- THE EXERCISE -
Identify the lines that include the word "this", then copy all of them.

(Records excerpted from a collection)
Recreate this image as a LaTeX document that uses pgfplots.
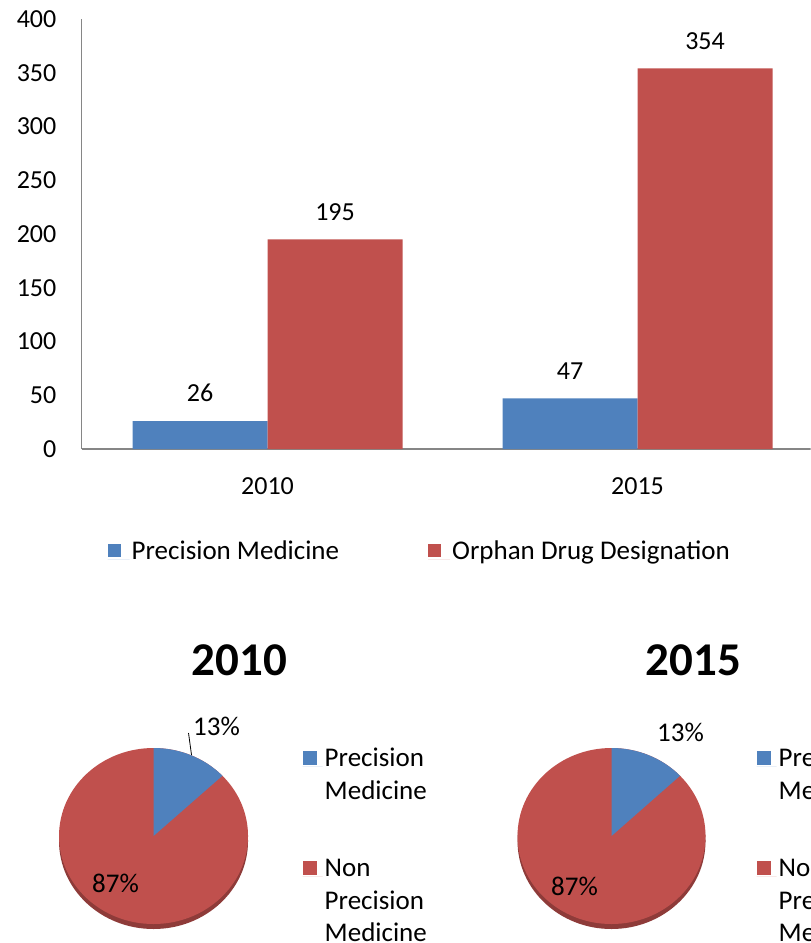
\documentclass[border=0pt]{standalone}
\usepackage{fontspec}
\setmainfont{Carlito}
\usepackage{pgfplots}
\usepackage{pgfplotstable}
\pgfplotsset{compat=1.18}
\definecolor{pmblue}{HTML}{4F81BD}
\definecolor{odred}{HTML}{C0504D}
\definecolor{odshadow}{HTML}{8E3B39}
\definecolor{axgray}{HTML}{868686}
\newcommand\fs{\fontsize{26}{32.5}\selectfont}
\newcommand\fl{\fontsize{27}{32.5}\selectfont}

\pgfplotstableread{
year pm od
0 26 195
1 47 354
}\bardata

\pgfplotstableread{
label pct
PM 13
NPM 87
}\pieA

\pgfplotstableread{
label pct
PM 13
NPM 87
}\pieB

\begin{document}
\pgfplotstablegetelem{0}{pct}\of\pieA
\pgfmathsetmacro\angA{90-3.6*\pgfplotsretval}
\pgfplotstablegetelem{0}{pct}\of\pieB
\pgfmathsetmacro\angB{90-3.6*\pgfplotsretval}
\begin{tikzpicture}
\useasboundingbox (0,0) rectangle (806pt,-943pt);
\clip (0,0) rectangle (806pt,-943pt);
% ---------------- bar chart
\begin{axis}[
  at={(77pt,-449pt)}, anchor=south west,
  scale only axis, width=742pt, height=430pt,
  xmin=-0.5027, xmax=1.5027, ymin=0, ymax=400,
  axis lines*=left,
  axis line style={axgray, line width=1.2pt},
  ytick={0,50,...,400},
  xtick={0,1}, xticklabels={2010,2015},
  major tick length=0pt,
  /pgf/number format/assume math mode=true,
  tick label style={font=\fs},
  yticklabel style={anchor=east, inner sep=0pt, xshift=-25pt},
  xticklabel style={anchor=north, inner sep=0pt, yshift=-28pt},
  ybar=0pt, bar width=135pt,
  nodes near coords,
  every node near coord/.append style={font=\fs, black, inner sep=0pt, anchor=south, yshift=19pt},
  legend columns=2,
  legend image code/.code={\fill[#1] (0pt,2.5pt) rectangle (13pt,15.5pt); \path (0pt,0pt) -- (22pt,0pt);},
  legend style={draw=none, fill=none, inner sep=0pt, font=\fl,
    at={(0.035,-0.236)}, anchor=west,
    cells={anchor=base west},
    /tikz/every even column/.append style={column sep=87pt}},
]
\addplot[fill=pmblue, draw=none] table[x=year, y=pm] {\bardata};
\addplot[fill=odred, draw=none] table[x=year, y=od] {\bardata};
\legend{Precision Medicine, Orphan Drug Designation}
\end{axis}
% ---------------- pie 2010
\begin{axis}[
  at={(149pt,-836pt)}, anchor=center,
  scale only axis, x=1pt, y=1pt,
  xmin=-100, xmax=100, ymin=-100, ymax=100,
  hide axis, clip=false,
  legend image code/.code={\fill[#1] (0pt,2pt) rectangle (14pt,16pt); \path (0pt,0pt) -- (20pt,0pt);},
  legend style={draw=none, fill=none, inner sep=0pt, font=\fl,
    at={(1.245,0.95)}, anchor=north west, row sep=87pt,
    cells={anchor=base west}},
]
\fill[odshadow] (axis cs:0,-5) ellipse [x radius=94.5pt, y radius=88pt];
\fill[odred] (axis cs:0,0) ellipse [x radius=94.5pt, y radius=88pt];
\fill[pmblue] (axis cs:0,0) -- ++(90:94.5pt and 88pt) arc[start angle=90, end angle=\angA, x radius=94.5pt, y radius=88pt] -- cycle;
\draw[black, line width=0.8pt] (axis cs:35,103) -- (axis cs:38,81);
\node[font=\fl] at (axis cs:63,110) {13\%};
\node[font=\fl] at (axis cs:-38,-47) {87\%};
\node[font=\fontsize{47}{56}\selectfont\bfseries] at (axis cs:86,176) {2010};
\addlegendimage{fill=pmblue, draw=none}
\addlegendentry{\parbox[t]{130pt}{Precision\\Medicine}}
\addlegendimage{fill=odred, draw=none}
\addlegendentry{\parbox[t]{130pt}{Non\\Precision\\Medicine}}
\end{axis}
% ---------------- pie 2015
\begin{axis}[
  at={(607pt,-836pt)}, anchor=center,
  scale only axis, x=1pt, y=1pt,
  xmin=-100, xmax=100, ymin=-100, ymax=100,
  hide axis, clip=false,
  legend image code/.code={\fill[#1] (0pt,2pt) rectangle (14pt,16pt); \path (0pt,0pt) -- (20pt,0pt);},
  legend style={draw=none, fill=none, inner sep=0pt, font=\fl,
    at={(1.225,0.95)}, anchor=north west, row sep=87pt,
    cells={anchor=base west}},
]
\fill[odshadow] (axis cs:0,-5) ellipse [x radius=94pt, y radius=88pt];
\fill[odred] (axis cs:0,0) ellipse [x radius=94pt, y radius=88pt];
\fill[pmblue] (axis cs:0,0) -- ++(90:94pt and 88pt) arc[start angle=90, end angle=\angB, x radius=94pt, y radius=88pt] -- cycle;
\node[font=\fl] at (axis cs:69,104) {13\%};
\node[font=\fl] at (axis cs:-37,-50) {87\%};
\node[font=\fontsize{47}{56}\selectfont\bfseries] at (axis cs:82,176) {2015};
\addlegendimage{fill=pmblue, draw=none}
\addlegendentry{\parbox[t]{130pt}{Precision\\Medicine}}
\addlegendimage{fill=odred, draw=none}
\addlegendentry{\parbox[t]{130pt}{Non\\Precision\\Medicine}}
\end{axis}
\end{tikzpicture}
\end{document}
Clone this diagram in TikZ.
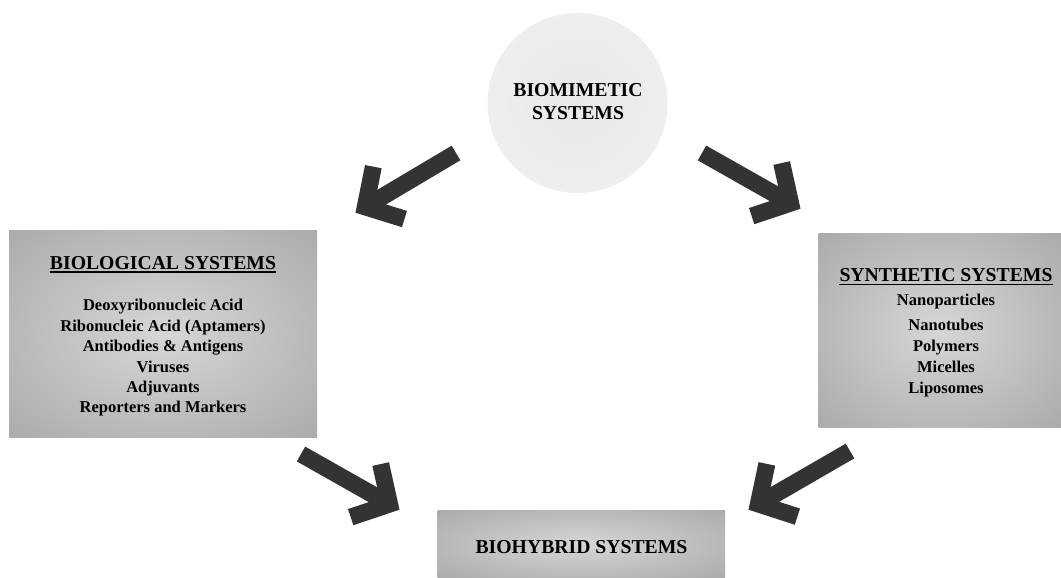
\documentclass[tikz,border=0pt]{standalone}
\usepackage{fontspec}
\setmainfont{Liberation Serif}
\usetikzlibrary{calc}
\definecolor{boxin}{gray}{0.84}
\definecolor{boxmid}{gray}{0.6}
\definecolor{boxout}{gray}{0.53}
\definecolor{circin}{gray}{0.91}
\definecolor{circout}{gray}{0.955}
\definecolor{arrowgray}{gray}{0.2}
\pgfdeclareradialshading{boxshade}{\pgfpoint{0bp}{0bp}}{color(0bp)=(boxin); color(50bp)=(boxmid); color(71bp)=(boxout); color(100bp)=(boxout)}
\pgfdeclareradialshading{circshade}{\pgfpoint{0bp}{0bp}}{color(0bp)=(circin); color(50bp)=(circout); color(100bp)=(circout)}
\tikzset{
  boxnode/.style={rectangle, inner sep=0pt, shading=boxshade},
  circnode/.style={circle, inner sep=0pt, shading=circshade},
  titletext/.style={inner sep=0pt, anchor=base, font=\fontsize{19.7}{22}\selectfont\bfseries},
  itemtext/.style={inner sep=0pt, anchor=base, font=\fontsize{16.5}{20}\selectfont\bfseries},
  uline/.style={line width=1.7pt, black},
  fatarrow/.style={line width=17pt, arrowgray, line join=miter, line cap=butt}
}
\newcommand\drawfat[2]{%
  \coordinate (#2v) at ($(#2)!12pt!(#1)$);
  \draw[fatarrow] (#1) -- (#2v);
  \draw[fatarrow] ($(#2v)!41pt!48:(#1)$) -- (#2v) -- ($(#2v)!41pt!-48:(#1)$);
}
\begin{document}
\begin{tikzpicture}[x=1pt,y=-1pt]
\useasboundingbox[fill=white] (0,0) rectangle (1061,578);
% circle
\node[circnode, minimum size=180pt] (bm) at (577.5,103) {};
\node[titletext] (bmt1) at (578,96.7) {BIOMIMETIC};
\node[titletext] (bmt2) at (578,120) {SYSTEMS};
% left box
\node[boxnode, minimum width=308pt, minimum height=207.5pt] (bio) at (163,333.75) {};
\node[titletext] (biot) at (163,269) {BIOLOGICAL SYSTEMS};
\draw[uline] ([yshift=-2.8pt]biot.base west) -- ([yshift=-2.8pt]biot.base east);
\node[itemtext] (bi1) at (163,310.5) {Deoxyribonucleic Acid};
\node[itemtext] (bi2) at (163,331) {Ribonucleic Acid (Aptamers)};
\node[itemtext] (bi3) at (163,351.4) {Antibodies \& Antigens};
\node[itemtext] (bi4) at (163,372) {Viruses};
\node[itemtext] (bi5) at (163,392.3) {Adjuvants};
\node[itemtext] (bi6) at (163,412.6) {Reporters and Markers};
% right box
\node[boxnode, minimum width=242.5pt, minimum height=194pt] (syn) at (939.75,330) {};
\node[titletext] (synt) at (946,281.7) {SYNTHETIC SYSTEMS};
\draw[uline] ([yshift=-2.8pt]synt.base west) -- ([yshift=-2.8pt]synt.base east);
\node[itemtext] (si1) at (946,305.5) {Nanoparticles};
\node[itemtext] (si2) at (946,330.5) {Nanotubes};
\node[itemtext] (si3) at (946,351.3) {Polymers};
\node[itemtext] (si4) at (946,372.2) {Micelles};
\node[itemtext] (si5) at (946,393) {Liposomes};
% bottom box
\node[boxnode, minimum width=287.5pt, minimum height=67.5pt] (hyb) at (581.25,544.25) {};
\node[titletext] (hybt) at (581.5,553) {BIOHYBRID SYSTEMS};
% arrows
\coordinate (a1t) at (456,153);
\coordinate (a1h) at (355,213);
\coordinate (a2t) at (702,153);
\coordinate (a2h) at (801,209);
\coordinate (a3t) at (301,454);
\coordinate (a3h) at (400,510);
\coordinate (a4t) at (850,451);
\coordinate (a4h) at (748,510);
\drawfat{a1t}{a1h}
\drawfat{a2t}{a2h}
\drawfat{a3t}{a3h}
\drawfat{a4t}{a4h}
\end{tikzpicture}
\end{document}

- WRITTEN SOLUTION -
Recreate this image as a LaTeX document that uses pgfplots.
Clone this diagram in TikZ.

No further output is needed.